I was roused from my deep OTC drug induced slumber by the rather ample and elderly Indian woman sitting next to me. To be fair, my assumption regarding her size was exactly that, an assumption. In truth, it was hard to distinguish exactly where the masses of sari stopped and the actual person began. The less questionable fact was that she was once again rummaging through her equally ample hand luggage. It consisted of a big bag, which she kept within an even bigger bag. Neither bag would fit beneath the seat in front, nor in the overhead locker, which was already completely filled by her wheelie hand luggage complete with “handle kaput”. I can only assume that she had spent the past 8 hours with the whole lot on her lap, much to the trolley dolly’s chagrin I am sure.
I wiped the dried spittle from my cheek, blinked my dehydrated contact lenses back into focus and realised that I’d slept through breakfast! I gesticulated towards the trolley dolly with my best “could I get the check please” look. Making little attempt to mask the “tut”, she ambled off to fetch my gruel and a small beaker of lukewarm coffee which was definitely not fit for purpose. I concluded that BA had sadly gone much the same way as the rest of the empire.
I had barely began the obligatory struggle to open the over-pressurised yogurt pot without spraying it all over myself, when it was time for seats in the upright position, tray tables folded away and window blinds open. I squinted out into the dazzling equatorial sunlight. Above, the sky was a beautiful deep azure blue. Below, there was nothing apart from a shitty brown murk through which I would occasionally glimpse the silhouette of something high rise. The disembodied voice of the First Officer filled the cabin and made reference to the hazy condition over Mumbai. I snorted at his apparent naivety, surely only a real rookie could mistake the thick layer of dirt that covers absolutely everything in India for a meteorological phenomena.

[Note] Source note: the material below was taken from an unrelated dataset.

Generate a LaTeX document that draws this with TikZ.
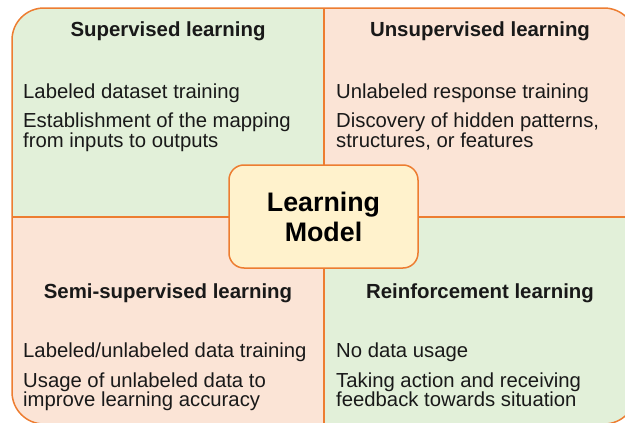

Mumbai is India’s largest city with a metropolitan population of around 21 million. It is the country’s commercial hub, famed for its Bollywood movie scene and boasts some of the most expensive real estate in the world. Yet it is also home to Dharavi, the third largest slum on earth, where an estimated 1 million Indians live in an area roughly the same size as your average Tesco Extra car park. Peering through the grime beneath me, the juxtaposition was clear to see. Shimmering glass office blocks give way to dense layers of shanty shacks and dwellings. It looked like a season of Amazing Spaces: Shed of the Year on a really bad acid trip! With the landing gear of the Boeing 777 practically skimming the tarp rooftops of the slums below, we touch down in India!
With the entry formalities completed, I then had to make my way to the domestic terminal, not too much of a chore you would think. Somewhat bizarrely Mumbai’s domestic and international airports share the same runway, the same air traffic control and the same airspace. However, some bright spark in town planning decided to put the terminal buildings 5kms apart. India has a canny knack of raising my level of distrust to DEFCON 2 and so, when I was informed with an animated wobble of the head that it would cost me Rp500 to get from one to the other, I struck out in search of a second opinion. I’d played this Indian game before!
The heat and humidity quickly sapped my resolve and soon enough I capitulated and took a taxi. The domestic terminal was an altogether more Indian experience than the international one. I picked my way though the obligatory one legged beggars, people randomly sleeping on bits of cupboard and several fortifications of rice bags full of who knows what to reach the check-in. Window seat secured, I breezed through security and quickly found my gate. In fact everything went surprisingly smoothly and before I knew it the roar of the A320s Rolls-Royce engines woke me just in time to wave goodbye to slums of Mumbai. Next stop, the coconut capital … Trivandrum!